-- PROBLEM DESCRIPTION --
Among the entries, which lines carry the string "this"? Copy each of them.

·····

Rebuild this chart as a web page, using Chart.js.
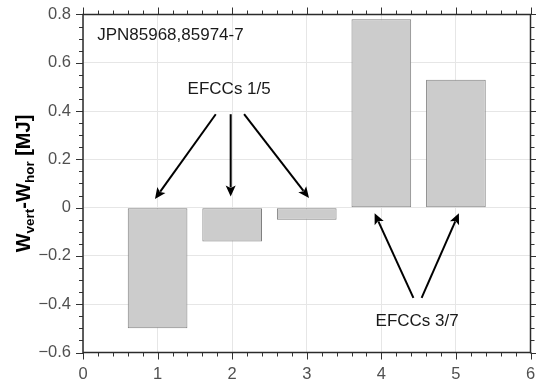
<!DOCTYPE html>
<html><head><meta charset="utf-8">
<script src="https://cdn.jsdelivr.net/npm/chart.js@4/dist/chart.umd.min.js"></script>
<style>html,body{margin:0;padding:0;background:#fff}</style>
</head><body>
<canvas id="c" width="536" height="382" style="display:block;width:536px;height:382px"></canvas>
<script>
// ---- data ----
const positions = [1, 2, 3, 4, 5];
const values = [-0.5, -0.14, -0.05, 0.78, 0.53];
const xTickValues = [0, 1, 2, 3, 4, 5, 6];
const yTickValues = [-0.6, -0.4, -0.2, 0, 0.2, 0.4, 0.6, 0.8];
const labelTexts = ['JPN85968,85974-7', 'EFCCs 1/5', 'EFCCs 3/7'];
const labelX = [0.19, 1.96, 4.48];
const labelY = [0.713, 0.49, -0.47];
const arrowFromX = [1.78, 1.98, 2.16, 4.43, 4.54];
const arrowFromY = [0.387, 0.387, 0.387, -0.374, -0.374];
const arrowToX = [0.965, 1.98, 3.03, 3.91, 5.04];
const arrowToY = [0.036, 0.046, 0.04, -0.023, -0.023];

const FONT = '"Liberation Sans", Arial, Helvetica, sans-serif';

function fmt(v) {
  const r = Math.round(v * 10) / 10;
  const s = String(Math.abs(r));
  return (r < 0 ? '\u2212' : '') + s;
}
function noPad(s) { s.paddingTop = 0; s.paddingBottom = 0; s.paddingLeft = 0; s.paddingRight = 0; }

const deco = {
  id: 'deco',
  afterDraw(chart) {
    const ctx = chart.ctx, xs = chart.scales.x, ys = chart.scales.y, a = chart.chartArea;
    ctx.save();
    // minor/major ticks on all four sides
    ctx.strokeStyle = '#333';
    ctx.lineWidth = 1;
    ctx.beginPath();
    const xmin = xTickValues[0], xmax = xTickValues[xTickValues.length - 1];
    const nx = Math.round((xmax - xmin) / 0.2);
    for (let i = 0; i <= nx; i++) {
      const px = Math.round(xs.getPixelForValue(xmin + i * 0.2)) + 0.5;
      const L = i % 5 === 0 ? 7 : 4;
      ctx.moveTo(px, a.bottom); ctx.lineTo(px, a.bottom + L);
      ctx.moveTo(px, a.top); ctx.lineTo(px, a.top - L);
    }
    const ymin = yTickValues[0], ymax = yTickValues[yTickValues.length - 1];
    const ny = Math.round((ymax - ymin) / 0.05);
    for (let i = 0; i <= ny; i++) {
      const py = Math.round(ys.getPixelForValue(ymin + i * 0.05)) + 0.5;
      const L = i % 4 === 0 ? 7 : 4;
      ctx.moveTo(a.left, py); ctx.lineTo(a.left - L, py);
      ctx.moveTo(a.right, py); ctx.lineTo(a.right + L, py);
    }
    ctx.stroke();
    // frame
    ctx.strokeStyle = '#2b2b2b';
    ctx.lineWidth = 1.5;
    ctx.strokeRect(a.left, a.top, a.right - a.left, a.bottom - a.top);

    // arrows
    ctx.strokeStyle = '#000'; ctx.fillStyle = '#000'; ctx.lineWidth = 2;
    for (let i = 0; i < arrowFromX.length; i++) {
      const x0 = xs.getPixelForValue(arrowFromX[i]), y0 = ys.getPixelForValue(arrowFromY[i]);
      const x1 = xs.getPixelForValue(arrowToX[i]), y1 = ys.getPixelForValue(arrowToY[i]);
      const ang = Math.atan2(y1 - y0, x1 - x0);
      const hl = 11, hw = 5;
      const bx = x1 - hl * Math.cos(ang), by = y1 - hl * Math.sin(ang);
      ctx.beginPath(); ctx.moveTo(x0, y0); ctx.lineTo(bx + 2 * Math.cos(ang), by + 2 * Math.sin(ang)); ctx.stroke();
      ctx.beginPath();
      ctx.moveTo(x1, y1);
      ctx.lineTo(bx - hw * Math.sin(ang), by + hw * Math.cos(ang));
      ctx.lineTo(bx + 2.5 * Math.cos(ang), by + 2.5 * Math.sin(ang));
      ctx.lineTo(bx + hw * Math.sin(ang), by - hw * Math.cos(ang));
      ctx.closePath(); ctx.fill();
    }

    // text labels
    ctx.fillStyle = '#1a1a1a';
    ctx.font = '17px ' + FONT;
    ctx.textBaseline = 'middle';
    for (let i = 0; i < labelTexts.length; i++) {
      ctx.textAlign = i === 0 ? 'left' : 'center';
      ctx.fillText(labelTexts[i], xs.getPixelForValue(labelX[i]), ys.getPixelForValue(labelY[i]));
    }

    // y axis title with subscripts
    const parts = [
      ['W', 20, 0], ['vert', 13.5, 4], ['-', 20, 0], ['W', 20, 0], ['hor', 13.5, 4], [' [MJ]', 20, 0]
    ];
    let total = 0;
    for (const p of parts) { ctx.font = 'bold ' + p[1] + 'px ' + FONT; total += ctx.measureText(p[0]).width; }
    ctx.translate(30, (a.top + a.bottom) / 2);
    ctx.rotate(-Math.PI / 2);
    ctx.textAlign = 'left'; ctx.textBaseline = 'alphabetic';
    ctx.fillStyle = '#000';
    let x = -total / 2;
    for (const p of parts) {
      ctx.font = 'bold ' + p[1] + 'px ' + FONT;
      ctx.fillText(p[0], x, p[2]);
      x += ctx.measureText(p[0]).width;
    }
    ctx.restore();
  }
};

new Chart(document.getElementById('c'), {
  type: 'bar',
  data: {
    datasets: [{
      data: positions.map((p, i) => ({ x: p, y: values[i] })),
      backgroundColor: '#cccccc',
      borderColor: '#808080',
      borderWidth: 1,
      borderSkipped: false,
      categoryPercentage: 1,
      barPercentage: 0.8
    }]
  },
  options: {
    responsive: false,
    animation: false,
    devicePixelRatio: 1,
    layout: { padding: { left: 0, right: 5.5, top: 14.5, bottom: 0 } },
    plugins: { legend: { display: false }, tooltip: { enabled: false } },
    scales: {
      x: {
        type: 'linear',
        offset: false,
        min: xTickValues[0], max: xTickValues[xTickValues.length - 1],
        afterBuildTicks: s => { s.ticks = xTickValues.map(v => ({ value: v })); },
        afterFit: s => { s.height = 29.5; noPad(s); },
        ticks: { padding: 12, color: '#505050', font: { family: FONT, size: 16.5 }, maxRotation: 0, callback: v => fmt(v) },
        grid: { color: '#e6e6e6', lineWidth: 1, drawTicks: false, offset: false },
        border: { display: false }
      },
      y: {
        min: yTickValues[0], max: yTickValues[yTickValues.length - 1],
        afterBuildTicks: s => { s.ticks = yTickValues.map(v => ({ value: v })); },
        afterFit: s => { s.width = 83; noPad(s); },
        ticks: { padding: 12, color: '#505050', font: { family: FONT, size: 16.5 }, callback: v => fmt(v) },
        grid: { color: '#e6e6e6', lineWidth: 1, drawTicks: false },
        border: { display: false }
      }
    }
  },
  plugins: [deco]
});
</script>
</body></html>
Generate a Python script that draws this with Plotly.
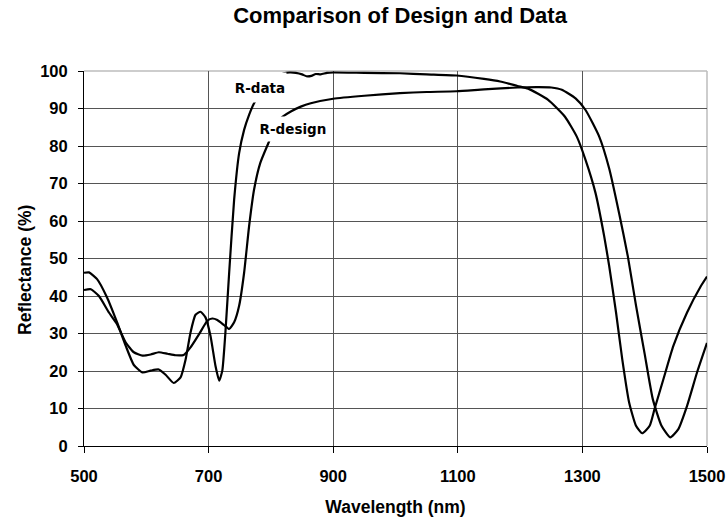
import plotly.graph_objects as go

# ---- data ----
data_wl = [500, 508, 521, 537, 553, 567, 580, 594, 607, 620, 631, 644, 655, 663, 671, 679, 687,
           695, 703, 711, 717, 722, 727, 733, 741, 749, 757, 765, 773, 790, 805, 821, 830, 840,
           850, 857, 865, 872, 880, 890, 900, 950, 1007, 1050, 1098, 1142, 1168, 1196, 1213,
           1245, 1272, 1291, 1305, 1321, 1335, 1343, 1354, 1364, 1375, 1386, 1396, 1408, 1416,
           1430, 1446, 1468, 1490, 1500]
data_r = [46.2, 46.3, 44.5, 39.6, 33.0, 26.7, 21.6, 19.6, 20.1, 20.4, 19.0, 16.8, 18.3, 23.0,
          30.3, 35.0, 35.8, 34.3, 29.4, 21.4, 17.4, 20.1, 30.3, 46.2, 65.7, 78.1, 84.3, 88.3,
          91.4, 95.5, 98.0, 99.4, 99.6, 99.5, 99.1, 98.6, 98.7, 99.2, 99.1, 99.5, 99.6, 99.5,
          99.4, 99.1, 98.8, 97.9, 97.2, 96.0, 95.3, 92.3, 87.8, 82.5, 76.3, 67.5, 55.9, 48.0,
          35.6, 23.1, 11.6, 5.4, 3.4, 5.4, 10.0, 17.8, 26.7, 35.6, 42.6, 45.2]

design_wl = [500, 511, 524, 540, 553, 567, 580, 594, 607, 620, 634, 647, 660, 671, 685, 698, 706,
             714, 725, 733, 741, 749, 757, 765, 773, 783, 797, 806, 816, 832, 848, 864, 900, 950,
             1007, 1050, 1098, 1142, 1196, 1230, 1250, 1267, 1289, 1305, 1327, 1343, 1359, 1373,
             1386, 1400, 1413, 1427, 1441, 1454, 1468, 1484, 1500]
design_r = [41.6, 41.8, 40.0, 35.6, 32.5, 27.6, 25.0, 24.1, 24.4, 25.0, 24.6, 24.2, 24.3, 26.3,
            29.9, 33.4, 34.0, 33.6, 32.2, 31.2, 33.0, 37.4, 46.2, 58.6, 68.4, 75.5, 81.2, 85.0,
            87.4, 89.2, 90.5, 91.4, 92.6, 93.4, 94.1, 94.4, 94.6, 95.1, 95.6, 95.7, 95.6, 95.0,
            92.7, 89.6, 82.5, 74.0, 62.0, 50.5, 37.5, 24.5, 12.5, 5.4, 2.3, 4.5, 10.7, 19.6, 27.5]

x_ticks = [500, 700, 900, 1100, 1300, 1500]
y_ticks = [0, 10, 20, 30, 40, 50, 60, 70, 80, 90, 100]

title_text = "Comparison of Design and Data"
x_title = "Wavelength (nm)"
y_title = "Reflectance (%)"

label_data = ("R-data", 782, 95.5)
label_design = ("R-design", 835, 84.6)

fig = go.Figure()
fig.add_trace(go.Scatter(x=data_wl, y=data_r, mode="lines", name="R-data",
                         line=dict(color="black", width=2.2, shape="spline", smoothing=0.5)))
fig.add_trace(go.Scatter(x=design_wl, y=design_r, mode="lines", name="R-design",
                         line=dict(color="black", width=2.2, shape="spline", smoothing=0.5)))

FAM = "Liberation Sans, Arial, sans-serif"
tickfont = dict(family=FAM, size=16.5, color="black", weight="bold")

fig.update_layout(
    width=726, height=517,
    margin=dict(l=84, r=19, t=71, b=71, autoexpand=False),
    paper_bgcolor="white", plot_bgcolor="white",
    showlegend=False,
    title=dict(text=title_text, x=0.551, xref="container", xanchor="center",
               y=1 - 15 / 517, yref="container", yanchor="middle",
               font=dict(family=FAM, size=22, color="black", weight="bold")),
    xaxis=dict(range=[500, 1500], tickvals=x_ticks, ticktext=[str(v) for v in x_ticks],
               automargin=False,
               showgrid=True, gridcolor="#555555", gridwidth=1,
               showline=True, linecolor="black", linewidth=1,
               ticks="outside", ticklen=6, tickcolor="black", tickwidth=1,
               ticklabelstandoff=9, tickfont=tickfont, zeroline=False,
               title=dict(text=x_title, standoff=16,
                          font=dict(family=FAM, size=17.5, color="black", weight="bold"))),
    yaxis=dict(range=[0, 100], tickvals=y_ticks, ticktext=[str(v) for v in y_ticks],
               automargin=False,
               showgrid=True, gridcolor="#555555", gridwidth=1,
               showline=True, linecolor="black", linewidth=1,
               ticks="outside", ticklen=5, tickcolor="black", tickwidth=1,
               ticklabelstandoff=7, tickfont=tickfont, zeroline=False),
)

# y-axis title (placed slightly below centre, as in the reference)
fig.add_annotation(text=y_title, xref="paper", yref="paper", x=-0.095, y=0.469,
                   xanchor="center", yanchor="middle", textangle=-90, showarrow=False,
                   font=dict(family=FAM, size=17.5, color="black", weight="bold"))

# light top / right frame
fig.add_shape(type="line", xref="paper", yref="paper", x0=0, x1=1, y0=1, y1=1,
              line=dict(color="#bdbdbd", width=1.5), layer="below")
fig.add_shape(type="line", xref="paper", yref="paper", x0=1, x1=1, y0=0, y1=1,
              line=dict(color="#bdbdbd", width=1.5), layer="below")

lab_font = dict(family="DejaVu Sans, sans-serif", size=13.5, color="black", weight="bold")
for text, lx, ly, w, h in [(label_data[0], label_data[1], label_data[2], 52, 29),
                           (label_design[0], label_design[1], label_design[2], 70, 24)]:
    fig.add_annotation(x=lx, y=ly, text=text, showarrow=False, xanchor="center",
                       yanchor="middle", font=lab_font, bgcolor="white", borderpad=0,
                       width=w, height=h)

fig.write_html("out.html")
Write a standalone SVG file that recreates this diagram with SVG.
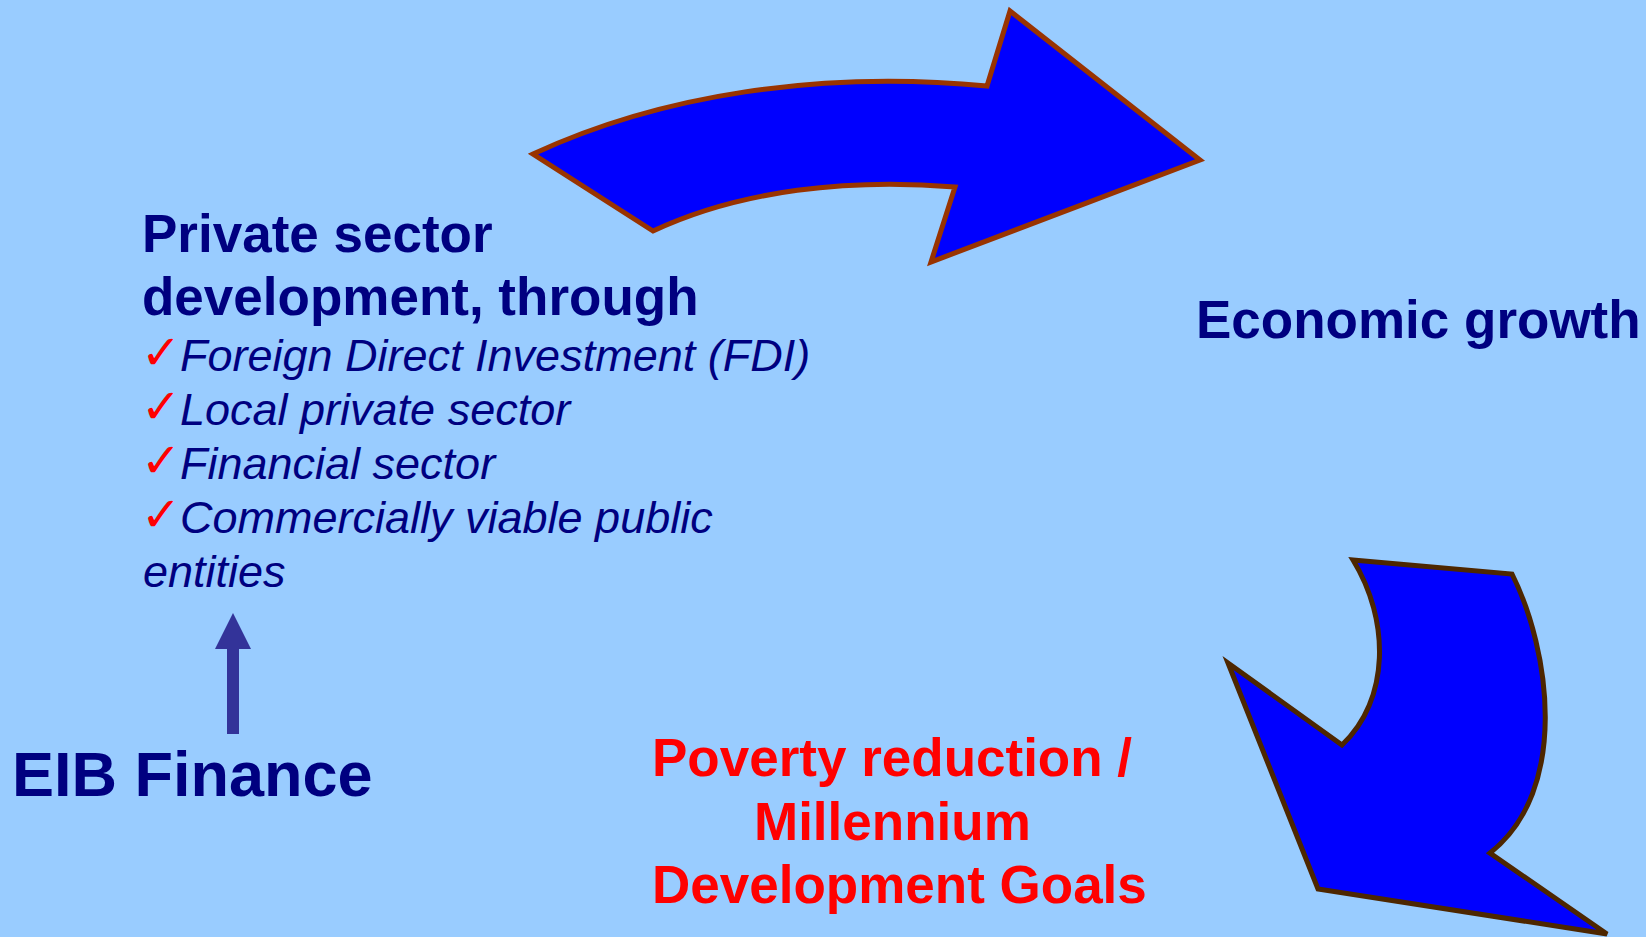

·····

-- THE COMPLETED TASK --
Rebuild this chart as a web page, using Chart.js.
Generate a Python script that draws this with Plotly.
Write a standalone SVG file that recreates this diagram with SVG.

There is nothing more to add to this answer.